= Tulsi Ram =

Indian politician (died 2020)

Pandit Tulsi Ram Sharma (1943/44 – 16 November 2020) was an Indian politician who served as the speaker of Himachal Pradesh Legislative Assembly in India. He was elected as MLA from Bharmour constituency on ticket of Bharatiya Janata Party in 1990, 1998 and 2007. He was unanimously elected to the office of Speaker on 11 January 2008 to Dec. 2012.

==Earlier Life==

Pandit Tulsi Ram was basically from Bharmour and also priest of the 84 temples. Tulsi Ram's father Ram sh. Changga Ram was a carpenter. Tusli Ram started his journey from poor family. At the age of 18 he started job as a clerk before tehsildar office and after long period of service, 19 years 7 months, he quit his job and started his career in politics.

==Personal Interest==

Interest of Pandit Tulsi Ram was in agriculture and horticulture.
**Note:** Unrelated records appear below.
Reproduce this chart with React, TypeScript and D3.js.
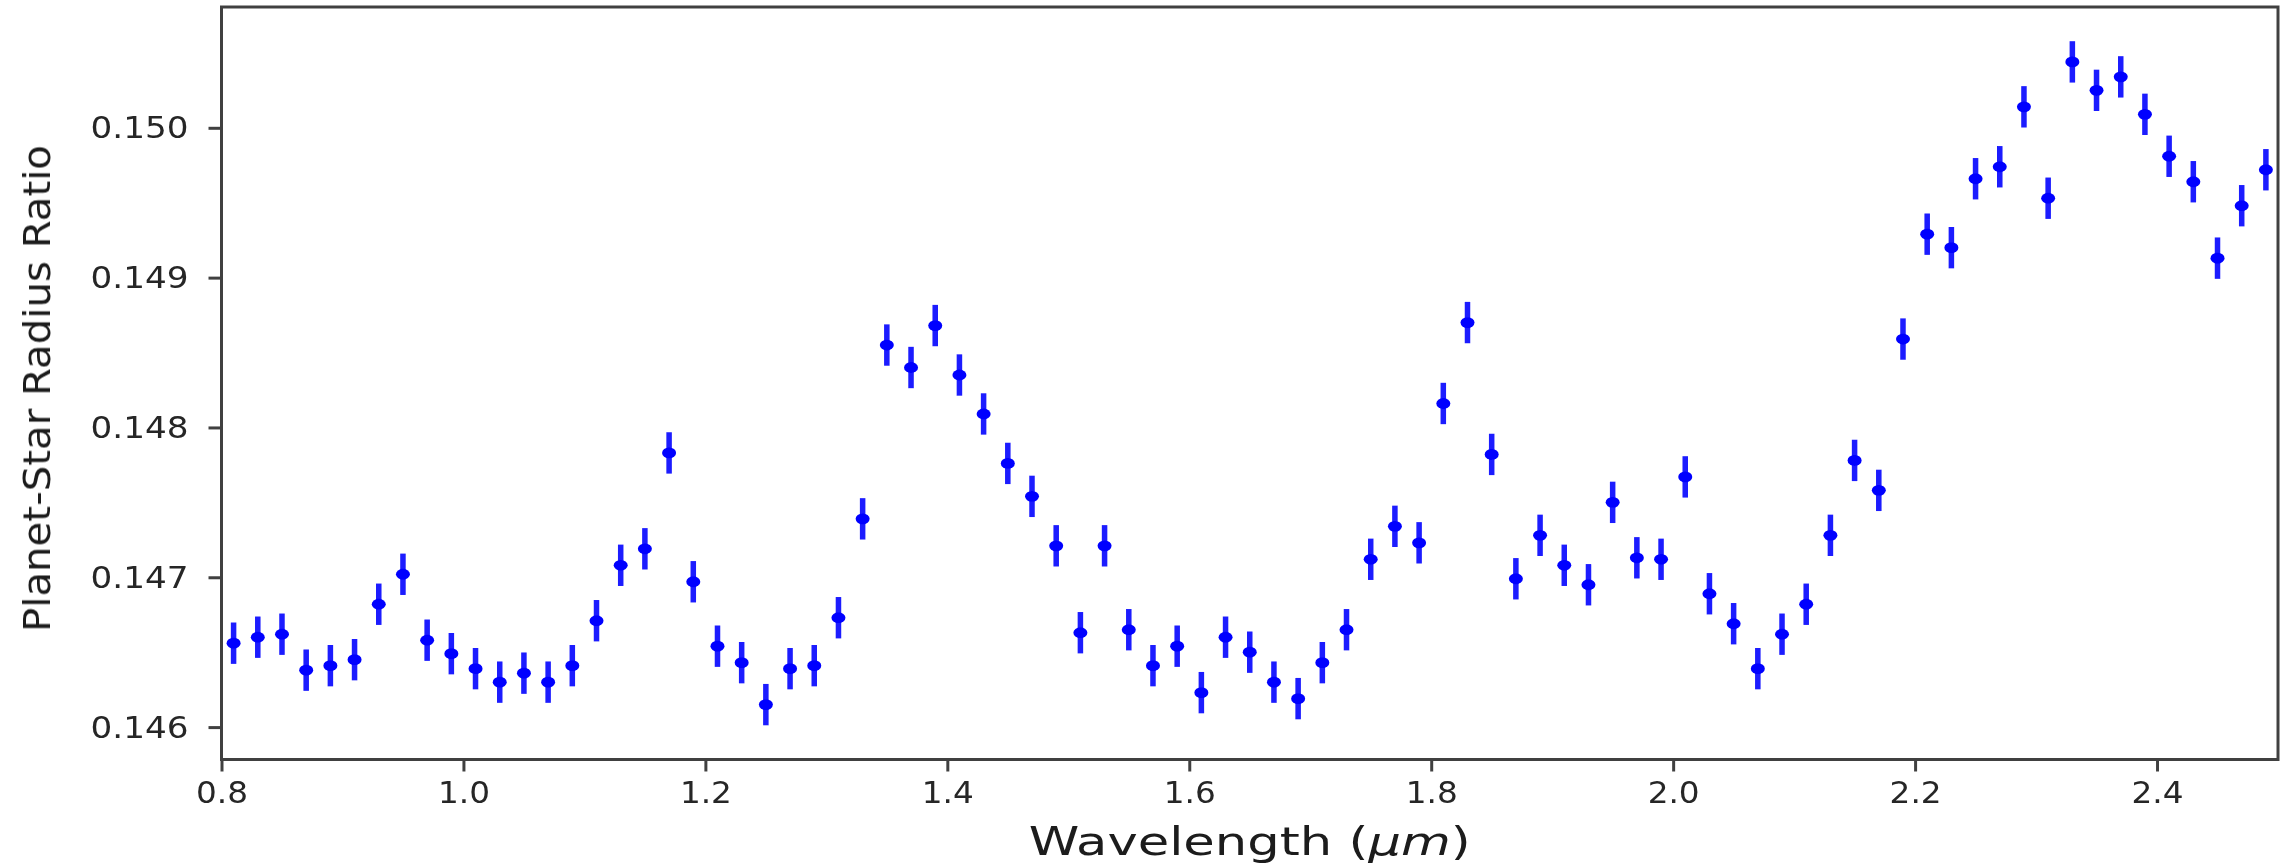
import React, { useRef, useEffect } from 'react';
import * as d3 from 'd3';

// wavelength bins (micron)
const wavelengths = [
  0.81, 0.83, 0.85, 0.87, 0.89, 0.91, 0.93, 0.95, 0.97, 0.99,
  1.01, 1.03, 1.05, 1.07, 1.09, 1.11, 1.13, 1.15, 1.17, 1.19,
  1.21, 1.23, 1.25, 1.27, 1.29, 1.31, 1.33, 1.35, 1.37, 1.39,
  1.41, 1.43, 1.45, 1.47, 1.49, 1.51, 1.53, 1.55, 1.57, 1.59,
  1.61, 1.63, 1.65, 1.67, 1.69, 1.71, 1.73, 1.75, 1.77, 1.79,
  1.81, 1.83, 1.85, 1.87, 1.89, 1.91, 1.93, 1.95, 1.97, 1.99,
  2.01, 2.03, 2.05, 2.07, 2.09, 2.11, 2.13, 2.15, 2.17, 2.19,
  2.21, 2.23, 2.25, 2.27, 2.29, 2.31, 2.33, 2.35, 2.37, 2.39,
  2.41, 2.43, 2.45, 2.47, 2.49,
];

// measured Rp/Rs per bin
const radiusRatio = [
  0.14656, 0.14660, 0.14662, 0.14638, 0.14641, 0.14645, 0.14682, 0.14702, 0.14658, 0.14649,
  0.14639, 0.14630, 0.14636, 0.14630, 0.14641, 0.14671, 0.14708, 0.14719, 0.14783, 0.14697,
  0.14654, 0.14643, 0.14615, 0.14639, 0.14641, 0.14673, 0.14739, 0.14855, 0.14840, 0.14868,
  0.14835, 0.14809, 0.14776, 0.14754, 0.14721, 0.14663, 0.14721, 0.14665, 0.14641, 0.14654,
  0.14623, 0.14660, 0.14650, 0.14630, 0.14619, 0.14643, 0.14665, 0.14712, 0.14734, 0.14723,
  0.14816, 0.14870, 0.14782, 0.14699, 0.14728, 0.14708, 0.14695, 0.14750, 0.14713, 0.14712,
  0.14767, 0.14689, 0.14669, 0.14639, 0.14662, 0.14682, 0.14728, 0.14778, 0.14758, 0.14859,
  0.14929, 0.14920, 0.14966, 0.14974, 0.15014, 0.14953, 0.15044, 0.15025, 0.15034, 0.15009,
  0.14981, 0.14964, 0.14913, 0.14948, 0.14972,
];

// 1-sigma uncertainty (same for every bin)
const radiusErr = 0.000138;

const xTicks = [0.8, 1.0, 1.2, 1.4, 1.6, 1.8, 2.0, 2.2, 2.4];
const yTicks = [0.146, 0.147, 0.148, 0.149, 0.150];

const App = () => {
  const svgRef = useRef<SVGSVGElement>(null);

  useEffect(() => {
    const width = 2295;
    const height = 866;
    const margin = { top: 7, right: 17, bottom: 106.5, left: 221.5 };
    const innerWidth = width - margin.left - margin.right;
    const innerHeight = height - margin.top - margin.bottom;
    const axisColor = '#404040';
    const textColor = '#262626';

    const svg = d3.select(svgRef.current)
      .attr('width', width)
      .attr('height', height)
      .html('');

    // the source image is an upscaled raster, so soften everything a little
    svg.append('defs').append('filter')
      .attr('id', 'soft')
      .append('feGaussianBlur')
      .attr('stdDeviation', 0.7);

    svg.append('rect').attr('width', width).attr('height', height).attr('fill', '#fff');

    const root = svg.append('g').attr('filter', 'url(#soft)');
    const g = root.append('g').attr('transform', `translate(${margin.left},${margin.top})`);

    // matplotlib-style autoscale: data extent incl. error bars + 5% margin
    const lo = d3.min(radiusRatio)! - radiusErr;
    const hi = d3.max(radiusRatio)! + radiusErr;
    const pad = (hi - lo) * 0.05;

    const xScale = d3.scaleLinear().domain([0.8, 2.5]).range([0, innerWidth]);
    const yScale = d3.scaleLinear().domain([lo - pad, hi + pad]).range([innerHeight, 0]);

    // --- Axes ---
    const yAxis = d3.axisLeft(yScale)
      .tickValues(yTicks)
      .tickFormat(d3.format('.3f'))
      .tickSize(13)
      .tickPadding(20);
    const yg = g.append('g').call(yAxis);
    yg.select('.domain').remove();
    yg.selectAll('line').attr('stroke', axisColor).attr('stroke-width', 3);
    yg.selectAll('text')
      .attr('fill', textColor)
      .attr('font-family', 'DejaVu Sans')
      .attr('font-size', 31)
      .attr('textLength', 98)
      .attr('lengthAdjust', 'spacingAndGlyphs');

    const xAxis = d3.axisBottom(xScale)
      .tickValues(xTicks)
      .tickFormat(d3.format('.1f'))
      .tickSize(12);
    const xg = g.append('g').attr('transform', `translate(0,${innerHeight})`).call(xAxis);
    xg.select('.domain').remove();
    xg.selectAll('line').attr('stroke', axisColor).attr('stroke-width', 3);
    xg.selectAll('text')
      .attr('y', 43.2)
      .attr('dy', null)
      .attr('fill', textColor)
      .attr('font-family', 'DejaVu Sans')
      .attr('font-size', 31)
      .attr('textLength', 52)
      .attr('lengthAdjust', 'spacingAndGlyphs');

    // --- Error bars + markers ---
    const pts = g.append('g');
    pts.selectAll('line.err')
      .data(radiusRatio)
      .join('line')
      .attr('class', 'err')
      .attr('x1', (d, i) => xScale(wavelengths[i]))
      .attr('x2', (d, i) => xScale(wavelengths[i]))
      .attr('y1', d => yScale(d - radiusErr))
      .attr('y2', d => yScale(d + radiusErr))
      .attr('stroke', '#1a1aff')
      .attr('stroke-width', 5.5);

    pts.selectAll('ellipse')
      .data(radiusRatio)
      .join('ellipse')
      .attr('cx', (d, i) => xScale(wavelengths[i]))
      .attr('cy', d => yScale(d))
      .attr('rx', 7)
      .attr('ry', 5.4)
      .attr('fill', '#0000ff');

    // frame
    g.append('rect')
      .attr('width', innerWidth)
      .attr('height', innerHeight)
      .attr('fill', 'none')
      .attr('stroke', axisColor)
      .attr('stroke-width', 3);

    // --- Axis labels ---
    root.append('text')
      .attr('transform', 'translate(50,388.5) rotate(-90)')
      .attr('text-anchor', 'middle')
      .attr('font-family', 'DejaVu Sans')
      .attr('font-size', 38)
      .attr('fill', '#1a1a1a')
      .attr('textLength', 487)
      .attr('lengthAdjust', 'spacingAndGlyphs')
      .text('Planet-Star Radius Ratio');

    const xl = root.append('text')
      .attr('x', margin.left + innerWidth / 2)
      .attr('y', 855)
      .attr('text-anchor', 'middle')
      .attr('font-family', 'DejaVu Sans')
      .attr('font-size', 39)
      .attr('fill', '#1a1a1a')
      .attr('textLength', 442)
      .attr('lengthAdjust', 'spacingAndGlyphs');
    xl.append('tspan').text('Wavelength (');
    xl.append('tspan').attr('font-style', 'italic').text('μm');
    xl.append('tspan').text(')');
  }, []);

  return (
    <svg ref={svgRef} style={{ position: 'absolute', left: 0, top: 0, display: 'block' }}></svg>
  );
};

export default App;
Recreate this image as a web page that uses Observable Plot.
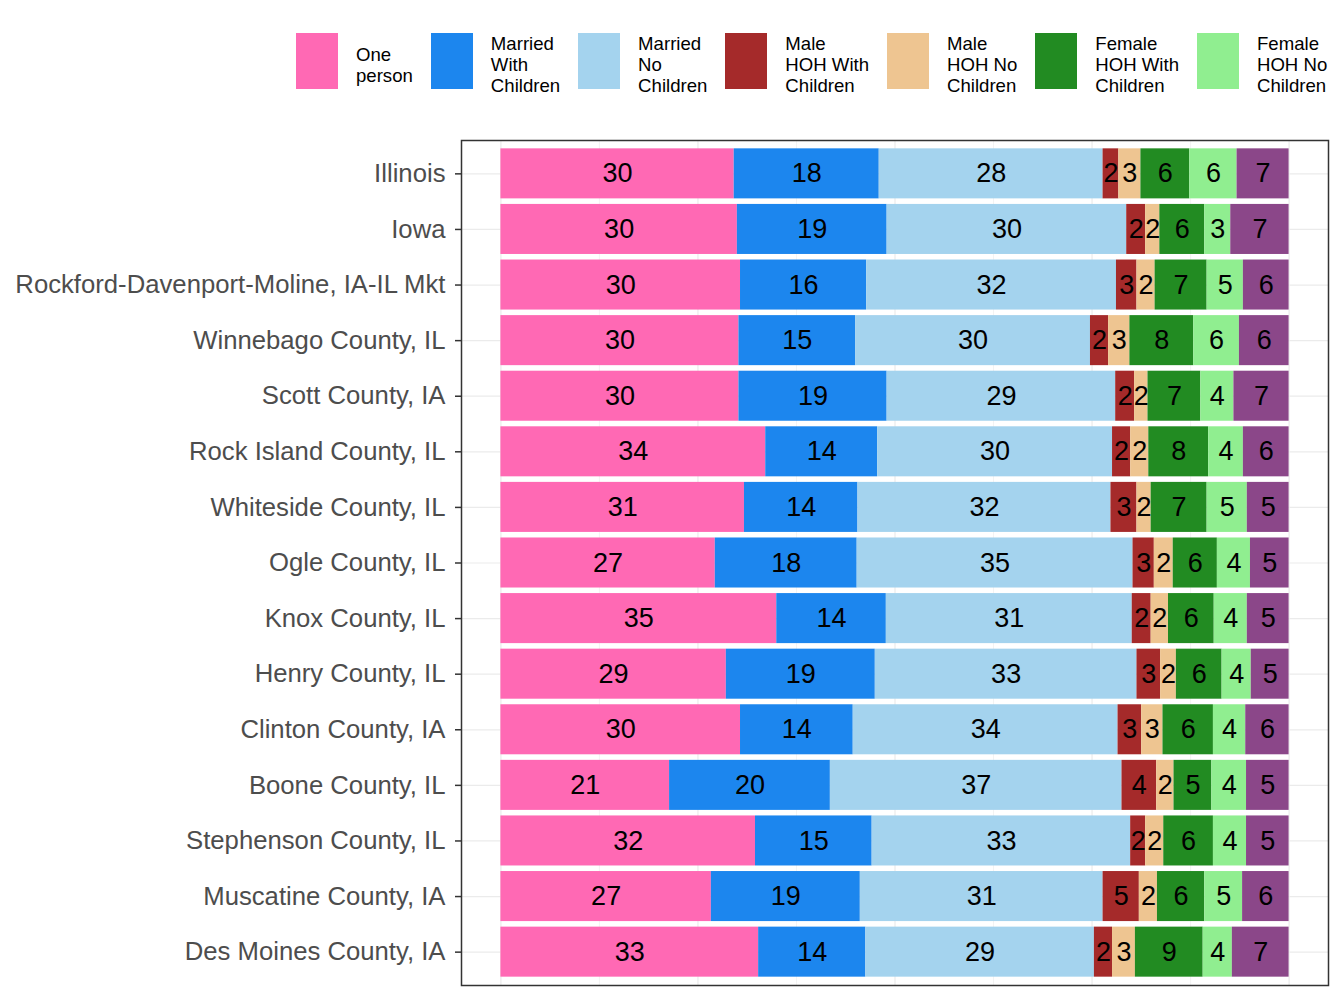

He made many reforms in the field of Agriculture and Horticulture. He introduced much modern equipment in the society which was imported from foreign countries.

==Family==

Tulsi Ram was married to Late Sankutla Devi and Leela Devi and they have four children Harisaran Sharma, Sanjeev Kumar, Rakhi Sharma and Sushma Sharma. He also has 6 grandchildren.